Biography

Bruce Mannheim is a professor of anthropology at the University of Michigan and a leading linguistic anthropologist, who studies the interrelations among language, culture, and history, particularly in South America. His publications span the disciplines of anthropology, linguistics, and colonial Latin American history, and include collaborations in psychology, bioarchaeology, and history of art. He is editor, with Dennis Tedlock, of The Dialogic Emergence of Culture; and with Alan Durston of Authority, Hierarchy, and the Indigenous Languages of Latin America.
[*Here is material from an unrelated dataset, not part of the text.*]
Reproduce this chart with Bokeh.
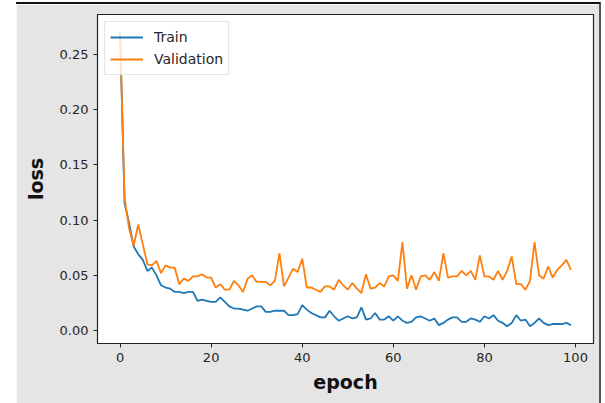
from bokeh.plotting import figure
from bokeh.models import Range1d, FixedTicker, NumeralTickFormatter, Legend, LegendItem, Spacer
from bokeh.layouts import row, column
from bokeh.embed import file_html
from bokeh.resources import INLINE

epochs = list(range(100))
train_loss = [
    0.270, 0.115, 0.097, 0.076, 0.069, 0.064, 0.054, 0.057, 0.050, 0.041,
    0.039, 0.038, 0.035, 0.035, 0.034, 0.035, 0.035, 0.027, 0.028, 0.027,
    0.026, 0.026, 0.030, 0.026, 0.022, 0.020, 0.020, 0.019, 0.018, 0.020,
    0.022, 0.022, 0.017, 0.017, 0.018, 0.018, 0.018, 0.014, 0.014, 0.015,
    0.023, 0.019, 0.016, 0.014, 0.012, 0.012, 0.018, 0.013, 0.009, 0.011,
    0.013, 0.011, 0.012, 0.021, 0.010, 0.011, 0.016, 0.010, 0.010, 0.013,
    0.009, 0.013, 0.009, 0.007, 0.008, 0.012, 0.013, 0.011, 0.009, 0.011,
    0.005, 0.007, 0.010, 0.012, 0.012, 0.008, 0.008, 0.011, 0.010, 0.008,
    0.013, 0.011, 0.014, 0.009, 0.007, 0.004, 0.007, 0.014, 0.009, 0.010,
    0.004, 0.007, 0.011, 0.007, 0.005, 0.006, 0.006, 0.006, 0.007, 0.005,
]
val_loss = [
    0.269, 0.120, 0.092, 0.077, 0.096, 0.078, 0.060, 0.059, 0.063, 0.052,
    0.059, 0.057, 0.057, 0.042, 0.047, 0.045, 0.049, 0.049, 0.051, 0.048,
    0.048, 0.039, 0.042, 0.037, 0.037, 0.045, 0.041, 0.035, 0.047, 0.050,
    0.044, 0.044, 0.044, 0.041, 0.045, 0.070, 0.040, 0.048, 0.056, 0.053,
    0.065, 0.039, 0.039, 0.037, 0.035, 0.040, 0.040, 0.037, 0.046, 0.041,
    0.037, 0.043, 0.038, 0.034, 0.051, 0.038, 0.039, 0.043, 0.040, 0.049,
    0.050, 0.045, 0.080, 0.038, 0.050, 0.037, 0.049, 0.050, 0.046, 0.053,
    0.045, 0.070, 0.048, 0.049, 0.049, 0.054, 0.050, 0.054, 0.046, 0.068,
    0.049, 0.049, 0.046, 0.054, 0.046, 0.054, 0.067, 0.042, 0.042, 0.037,
    0.045, 0.080, 0.050, 0.047, 0.058, 0.048, 0.055, 0.059, 0.064, 0.055,
]
x_ticks = [0, 20, 40, 60, 80, 100]
y_ticks = [0.0, 0.05, 0.10, 0.15, 0.20, 0.25]

GRAY = "#e5e5e5"
FONT = "DejaVu Sans"

p = figure(
    frame_width=494, frame_height=327,
    min_border_left=81, min_border_right=8, min_border_top=10, min_border_bottom=62,
    x_range=Range1d(-4.95, 103.95), y_range=Range1d(-0.0116, 0.2857),
    output_backend="svg", toolbar_location=None,
    background_fill_color="white", border_fill_color=GRAY,
)
p.styles = {"border-top": "2px solid #111111", "border-right": "2px solid #555555"}
p.grid.visible = False
p.outline_line_color = "#222222"
p.outline_line_width = 1.2

r_train = p.line(epochs, train_loss, line_color="#1f77b4", line_width=1.8)
r_val = p.line(epochs, val_loss, line_color="#ff7f0e", line_width=1.8)

for ax in (p.xaxis[0], p.yaxis[0]):
    ax.axis_line_color = "#222222"
    ax.major_tick_line_color = "#222222"
    ax.major_tick_out = 4
    ax.major_tick_in = 0
    ax.minor_tick_line_color = None
    ax.major_label_text_font = FONT
    ax.major_label_text_font_size = "13px"
    ax.major_label_text_color = "#262626"
    ax.major_label_standoff = 5
    ax.axis_label_text_font = FONT
    ax.axis_label_text_font_size = "19px"
    ax.axis_label_text_font_style = "bold"
    ax.axis_label_text_color = "#111111"

p.xaxis.ticker = FixedTicker(ticks=x_ticks)
p.yaxis.ticker = FixedTicker(ticks=y_ticks)
p.yaxis.formatter = NumeralTickFormatter(format="0.00")
p.xaxis.axis_label = "epoch"
p.yaxis.axis_label = "loss"
p.xaxis.axis_label_standoff = 6
p.yaxis.axis_label_standoff = 10

legend = Legend(
    items=[LegendItem(label="Train", renderers=[r_train]),
           LegendItem(label="Validation", renderers=[r_val])],
    location="top_left",
    margin=7, padding=5, spacing=2,
    glyph_width=33, glyph_height=20, label_height=20, label_standoff=11,
    label_text_font=FONT, label_text_font_size="14px", label_text_color="#262626",
    border_line_color="#cccccc", border_line_width=1,
    background_fill_color="white", background_fill_alpha=0.8,
)
p.add_layout(legend)

layout = row(Spacer(width=16, height=10), column(Spacer(width=10, height=2), p))

open("out.html", "w").write(file_html(layout, INLINE))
His current research project is a theory of cultural replication—the ways in which cultural forms are stabilized across time and spread across populations. He is currently completing a book, The Horn of Time, which is the first step in that project.

 

Abstract

Indexicals and Interdiscursivities

Culture and politics are often found in nooks and crannies of everyday life, part of a nuanced, interdiscursive network of knowledge and practice, connected to each other through multiple, cross-cutting indexicals. The job of ethnographers and historians is to trace these as formally and precisely as possible, to discover the macrocosm of people’s lives in their microcosmic practices. This talk will make a case for textual microanalysis as a primary analytical tool of historians and ethnographers, drawing on interdiscursive relationships between a southern Quechua song and textile, readable not by generalizing to an abstract matrix (“cosmology”) but horizontally through the fine structure of the objects themselves.